You only have to imagine the headlines that such an intervention would create to understand that the whole proposition is ridiculous. “Security Council votes to intervene in China to protect protesters from regime violence!” “American troops enter Russian cities to back anti-regime revolt!”
Such headlines are only slightly less implausible than “Martians invade Vatican City, kidnap Pope!”
But we are dealing here with the nightmare fantasies of regimes that secretly know they are illegitimate. They never acknowledge it in public, and they don’t discuss it directly even in private. But they know it nevertheless, and they understand that illegitimacy means vulnerability.
It doesn’t matter that Russia or China can simply veto any UN resolution that is directed against them. It makes no difference that no sane government in the rest of the world would commit the folly of sending troops to intervene in either of these giants. Paranoid fears cannot be dissolved by the application of mere reason.
Both Vladimir Putin and the Chinese leadership are appalled by the growing influence of the “responsibility to protect” principle at the United Nations, which breaches the previously sacred doctrine of the absolute sovereignty of member states. “R2P” says that foreign intervention can be justifiable (with a UN Security Council resolution, of course) to stop huge human-rights abuses committed by member governments.
The Russian and Chinese vetoes on the Security Council give them complete protection from foreign military intervention, but they still worry about it. And they look with horror at the phenomenon of nonviolent revolutions that has been removing authoritarian regimes with such efficiency—from the ones that overthrew Communist regimes in Eastern Europe and almost overthrew the Chinese regime in 1989 down to the Arab ones of today.
Moscow and Beijing have convinced themselves that there is a Western “hidden hand” behind these uprisings. That's even though Western actions (like the U.S. backing for Egypt’s president Mubarak that continued until almost the last minute of the revolution) and Western interests both argue otherwise.

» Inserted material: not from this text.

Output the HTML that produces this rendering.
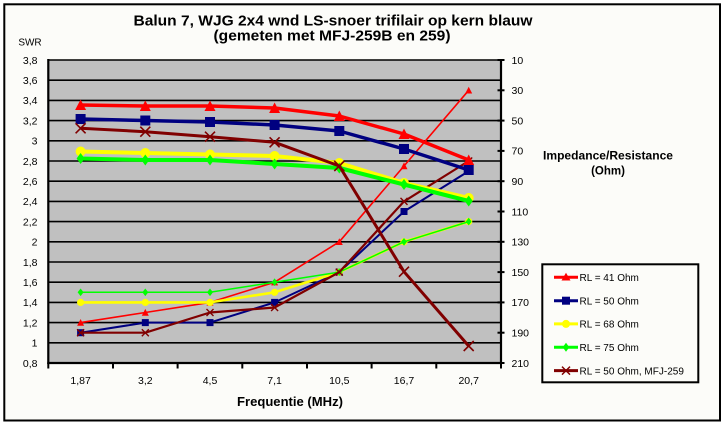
<!DOCTYPE html>
<html>
<head>
<meta charset="utf-8">
<style>
  html, body { margin: 0; padding: 0; background: #ffffff; }
  svg { display: block; }
  text { font-family: "Liberation Sans", Arial, sans-serif; fill: #000; }
</style>
</head>
<body>
<svg width="726" height="425" viewBox="0 0 726 425" xmlns="http://www.w3.org/2000/svg">
  <defs>
    <!-- big markers -->
    <marker id="triB" markerUnits="userSpaceOnUse" markerWidth="20" markerHeight="20" refX="0" refY="0" overflow="visible">
      <path d="M0,-5.5 L5.5,5 L-5.5,5Z" fill="#ff0000"/>
    </marker>
    <marker id="sqB" markerUnits="userSpaceOnUse" markerWidth="20" markerHeight="20" refX="0" refY="0" overflow="visible">
      <rect x="-5" y="-5" width="10" height="10" fill="#000080"/>
    </marker>
    <marker id="ciB" markerUnits="userSpaceOnUse" markerWidth="20" markerHeight="20" refX="0" refY="0" overflow="visible">
      <circle cx="0" cy="0" r="5" fill="#ffff00"/>
    </marker>
    <marker id="diB" markerUnits="userSpaceOnUse" markerWidth="20" markerHeight="20" refX="0" refY="0" overflow="visible">
      <path d="M0,-5.5 L4,0 L0,5.5 L-4,0Z" fill="#00ff00"/>
    </marker>
    <marker id="xB" markerUnits="userSpaceOnUse" markerWidth="20" markerHeight="20" refX="0" refY="0" overflow="visible">
      <path d="M-5,-5 L5,5 M-5,5 L5,-5" stroke="#800000" stroke-width="1.6" fill="none"/>
    </marker>
    <!-- small markers -->
    <marker id="triS" markerUnits="userSpaceOnUse" markerWidth="20" markerHeight="20" refX="0" refY="0" overflow="visible">
      <path d="M0,-3.6 L3.5,3.2 L-3.5,3.2Z" fill="#ff0000"/>
    </marker>
    <marker id="sqS" markerUnits="userSpaceOnUse" markerWidth="20" markerHeight="20" refX="0" refY="0" overflow="visible">
      <rect x="-3.5" y="-3.5" width="7" height="7" fill="#000080"/>
    </marker>
    <marker id="ciS" markerUnits="userSpaceOnUse" markerWidth="20" markerHeight="20" refX="0" refY="0" overflow="visible">
      <circle cx="0" cy="0" r="3.6" fill="#ffff00"/>
    </marker>
    <marker id="diS" markerUnits="userSpaceOnUse" markerWidth="20" markerHeight="20" refX="0" refY="0" overflow="visible">
      <path d="M0,-3.8 L3,0 L0,3.8 L-3,0Z" fill="#00ff00"/>
    </marker>
    <marker id="xS" markerUnits="userSpaceOnUse" markerWidth="20" markerHeight="20" refX="0" refY="0" overflow="visible">
      <path d="M-3.5,-3.5 L3.5,3.5 M-3.5,3.5 L3.5,-3.5" stroke="#800000" stroke-width="1.4" fill="none"/>
    </marker>
  </defs>

  <!-- background and chart border -->
  <rect x="0" y="0" width="726" height="425" fill="#ffffff"/>
  <rect x="4.3" y="4.3" width="715.7" height="416.2" fill="#fcfcf9" stroke="#000" stroke-width="2"/>

  <!-- title -->
  <text x="333" y="25.5" font-size="15" font-weight="bold" text-anchor="middle" textLength="399" lengthAdjust="spacingAndGlyphs">Balun 7, WJG 2x4 wnd LS-snoer trifilair op kern blauw</text>
  <text x="332" y="40.5" font-size="15" font-weight="bold" text-anchor="middle" textLength="237" lengthAdjust="spacingAndGlyphs">(gemeten met MFJ-259B en 259)</text>

  <!-- plot area -->
  <rect x="48.3" y="60" width="452.7" height="303" fill="#c0c0c0"/>

  <!-- gridlines -->
  <g stroke="#000" stroke-width="1.6">
    <line x1="48.3" y1="60" x2="501" y2="60"/>
    <line x1="48.3" y1="80.2" x2="501" y2="80.2"/>
    <line x1="48.3" y1="100.4" x2="501" y2="100.4"/>
    <line x1="48.3" y1="120.6" x2="501" y2="120.6"/>
    <line x1="48.3" y1="140.8" x2="501" y2="140.8"/>
    <line x1="48.3" y1="161" x2="501" y2="161"/>
    <line x1="48.3" y1="181.2" x2="501" y2="181.2"/>
    <line x1="48.3" y1="201.4" x2="501" y2="201.4"/>
    <line x1="48.3" y1="221.6" x2="501" y2="221.6"/>
    <line x1="48.3" y1="241.8" x2="501" y2="241.8"/>
    <line x1="48.3" y1="262" x2="501" y2="262"/>
    <line x1="48.3" y1="282.2" x2="501" y2="282.2"/>
    <line x1="48.3" y1="302.4" x2="501" y2="302.4"/>
    <line x1="48.3" y1="322.6" x2="501" y2="322.6"/>
    <line x1="48.3" y1="342.8" x2="501" y2="342.8"/>
  </g>

  <!-- axes -->
  <g stroke="#000" stroke-width="2.2">
    <line x1="48.3" y1="59" x2="48.3" y2="364"/>
    <line x1="47.3" y1="363" x2="502" y2="363"/>
    <line x1="501" y1="59" x2="501" y2="364"/>
  </g>
  <!-- x ticks -->
  <g stroke="#000" stroke-width="2">
    <line x1="48.3" y1="363" x2="48.3" y2="368.5"/>
    <line x1="113" y1="363" x2="113" y2="368.5"/>
    <line x1="177.6" y1="363" x2="177.6" y2="368.5"/>
    <line x1="242.3" y1="363" x2="242.3" y2="368.5"/>
    <line x1="307" y1="363" x2="307" y2="368.5"/>
    <line x1="371.6" y1="363" x2="371.6" y2="368.5"/>
    <line x1="436.3" y1="363" x2="436.3" y2="368.5"/>
    <line x1="501" y1="363" x2="501" y2="368.5"/>
  </g>
  <!-- right ticks -->
  <g stroke="#000" stroke-width="2">
    <line x1="497.5" y1="60" x2="504.5" y2="60"/>
    <line x1="497.5" y1="90.3" x2="504.5" y2="90.3"/>
    <line x1="497.5" y1="120.6" x2="504.5" y2="120.6"/>
    <line x1="497.5" y1="150.9" x2="504.5" y2="150.9"/>
    <line x1="497.5" y1="181.2" x2="504.5" y2="181.2"/>
    <line x1="497.5" y1="211.5" x2="504.5" y2="211.5"/>
    <line x1="497.5" y1="241.8" x2="504.5" y2="241.8"/>
    <line x1="497.5" y1="272.1" x2="504.5" y2="272.1"/>
    <line x1="497.5" y1="302.4" x2="504.5" y2="302.4"/>
    <line x1="497.5" y1="332.7" x2="504.5" y2="332.7"/>
    <line x1="497.5" y1="363" x2="504.5" y2="363"/>
  </g>

  <!-- left axis labels -->
  <g font-size="10.5" text-anchor="end">
    <text x="37.5" y="63.8">3,8</text>
    <text x="37.5" y="84">3,6</text>
    <text x="37.5" y="104.2">3,4</text>
    <text x="37.5" y="124.4">3,2</text>
    <text x="37.5" y="144.6">3</text>
    <text x="37.5" y="164.8">2,8</text>
    <text x="37.5" y="185">2,6</text>
    <text x="37.5" y="205.2">2,4</text>
    <text x="37.5" y="225.4">2,2</text>
    <text x="37.5" y="245.6">2</text>
    <text x="37.5" y="265.8">1,8</text>
    <text x="37.5" y="286">1,6</text>
    <text x="37.5" y="306.2">1,4</text>
    <text x="37.5" y="326.4">1,2</text>
    <text x="37.5" y="346.6">1</text>
    <text x="37.5" y="366.8">0,8</text>
  </g>
  <text x="30" y="45.5" font-size="10" text-anchor="middle">SWR</text>

  <!-- right axis labels -->
  <g font-size="10.5" text-anchor="start">
    <text x="511.5" y="63.8">10</text>
    <text x="511.5" y="94.1">30</text>
    <text x="511.5" y="124.4">50</text>
    <text x="511.5" y="154.7">70</text>
    <text x="511.5" y="185">90</text>
    <text x="511.5" y="215.3">110</text>
    <text x="511.5" y="245.6">130</text>
    <text x="511.5" y="275.9">150</text>
    <text x="511.5" y="306.2">170</text>
    <text x="511.5" y="336.5">190</text>
    <text x="511.5" y="366.8">210</text>
  </g>
  <text x="608" y="159.5" font-size="11.5" font-weight="bold" text-anchor="middle" textLength="130" lengthAdjust="spacingAndGlyphs">Impedance/Resistance</text>
  <text x="608" y="174.5" font-size="11.5" font-weight="bold" text-anchor="middle">(Ohm)</text>

  <!-- x labels -->
  <g font-size="10.5" text-anchor="middle">
    <text x="80.6" y="384">1,87</text>
    <text x="145.3" y="384">3,2</text>
    <text x="210" y="384">4,5</text>
    <text x="274.6" y="384">7,1</text>
    <text x="339.3" y="384">10,5</text>
    <text x="404" y="384">16,7</text>
    <text x="468.7" y="384">20,7</text>
  </g>
  <text x="290" y="406" font-size="12.5" font-weight="bold" text-anchor="middle" textLength="106" lengthAdjust="spacingAndGlyphs">Frequentie (MHz)</text>

  <!-- thin series (SWR) -->
  <g fill="none" stroke-linejoin="round">
    <polyline points="80.6,322.6 145.3,312.5 210,302.4 274.6,282.2 339.3,241.8 404,166 468.7,90.3" stroke="#ff0000" stroke-width="1.6" marker-start="url(#triS)" marker-mid="url(#triS)" marker-end="url(#triS)"/>
    <polyline points="80.6,332.7 145.3,322.6 210,322.6 274.6,302.4 339.3,272.1 404,211.5 468.7,171.1" stroke="#000080" stroke-width="2" marker-start="url(#sqS)" marker-mid="url(#sqS)" marker-end="url(#sqS)"/>
    <polyline points="80.6,302.4 145.3,302.4 210,302.4 274.6,292.3 339.3,272.1 404,241.8 468.7,221.6" stroke="#ffff00" stroke-width="2.6" marker-start="url(#ciS)" marker-mid="url(#ciS)" marker-end="url(#ciS)"/>
    <polyline points="80.6,292.3 145.3,292.3 210,292.3 274.6,282.2 339.3,272.1 404,241.8 468.7,221.6" stroke="#00ff00" stroke-width="1.5" marker-start="url(#diS)" marker-mid="url(#diS)" marker-end="url(#diS)"/>
    <polyline points="80.6,332.7 145.3,332.7 210,312.5 274.6,307.5 339.3,272.1 404,201.4 468.7,161" stroke="#800000" stroke-width="2.2" marker-start="url(#xS)" marker-mid="url(#xS)" marker-end="url(#xS)"/>
  </g>

  <!-- thick series (impedance) -->
  <g fill="none" stroke-linejoin="round">
    <polyline points="80.6,105 145.3,106 210,106 274.6,108 339.3,116 404,134 468.7,160" stroke="#ff0000" stroke-width="3.5" marker-start="url(#triB)" marker-mid="url(#triB)" marker-end="url(#triB)"/>
    <polyline points="80.6,119 145.3,120.5 210,122 274.6,125 339.3,131 404,149 468.7,170" stroke="#000080" stroke-width="3.5" marker-start="url(#sqB)" marker-mid="url(#sqB)" marker-end="url(#sqB)"/>
    <polyline points="80.6,151.5 145.3,153 210,154.5 274.6,156 339.3,163 404,183 468.7,198" stroke="#ffff00" stroke-width="4" marker-start="url(#ciB)" marker-mid="url(#ciB)" marker-end="url(#ciB)"/>
    <polyline points="80.6,158.5 145.3,160 210,160 274.6,164 339.3,168 404,184.5 468.7,201" stroke="#00ff00" stroke-width="4" marker-start="url(#diB)" marker-mid="url(#diB)" marker-end="url(#diB)"/>
    <polyline points="80.6,128.3 145.3,131.7 210,136.7 274.6,142.3 339.3,166 404,271.7 468.7,346" stroke="#800000" stroke-width="3" marker-start="url(#xB)" marker-mid="url(#xB)" marker-end="url(#xB)"/>
  </g>

  <!-- legend -->
  <rect x="542.3" y="264.3" width="156" height="118" fill="#fcfcf9" stroke="#000" stroke-width="2"/>
  <g stroke-width="3">
    <line x1="554" y1="277.3" x2="578" y2="277.3" stroke="#ff0000"/>
    <path d="M566,272.8 L570.5,280.5 L561.5,280.5Z" fill="#ff0000" stroke="none"/>
    <line x1="554" y1="300.7" x2="578" y2="300.7" stroke="#000080"/>
    <rect x="562" y="296.7" width="8" height="8" fill="#000080" stroke="none"/>
    <line x1="554" y1="323.9" x2="578" y2="323.9" stroke="#ffff00"/>
    <circle cx="566" cy="323.9" r="4" fill="#ffff00" stroke="none"/>
    <line x1="554" y1="347.2" x2="578" y2="347.2" stroke="#00ff00"/>
    <path d="M566,342.7 L569.3,347.2 L566,351.7 L562.7,347.2Z" fill="#00ff00" stroke="none"/>
    <line x1="554" y1="370.6" x2="578" y2="370.6" stroke="#800000"/>
    <path d="M562,366.6 L570,374.6 M562,374.6 L570,366.6" stroke="#800000" stroke-width="1.5" fill="none"/>
  </g>
  <g font-size="10">
    <text x="579.5" y="281">RL = 41 Ohm</text>
    <text x="579.5" y="304.4">RL = 50 Ohm</text>
    <text x="579.5" y="327.6">RL = 68 Ohm</text>
    <text x="579.5" y="350.9">RL = 75 Ohm</text>
    <text x="579.5" y="374.3">RL = 50 Ohm, MFJ-259</text>
  </g>
</svg>
</body>
</html>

Now, in Syria, they see both of these threats coalescing. First, for eight months, they watch strictly nonviolent protests—despite some thousands of killings by the Syrian state—undermine the Assad regime.
Then, when some of the protesters start fighting back and the regime responds with even greater violence, bombarding city centres and committing open massacres of villagers, they hear the Western powers begin to talk about their “responsibility to protect”. This is with the (deliberately misleading) implication that they are contemplating direct military intervention in Syria to stop it.
So Russia and China will veto any Security Council resolution that condemns the Assad regime. And certainly any resolution that hints at military intervention. Assad must survive, not because he buys a few billion dollars worth of Russian arms and gives Russia a naval base in the Mediterranean, but because his overthrow would be a precedent that, they imagine, might one day be used against them.
Utter nonsense, but it means that the Russians, in particular, will go on taking the blame for the UN’s immobility and lending cover to the West’s pretense that it would act against Assad if only the Russians would get out of the way. They will protect Assad right down to the bitter end—and it may be very bitter indeed.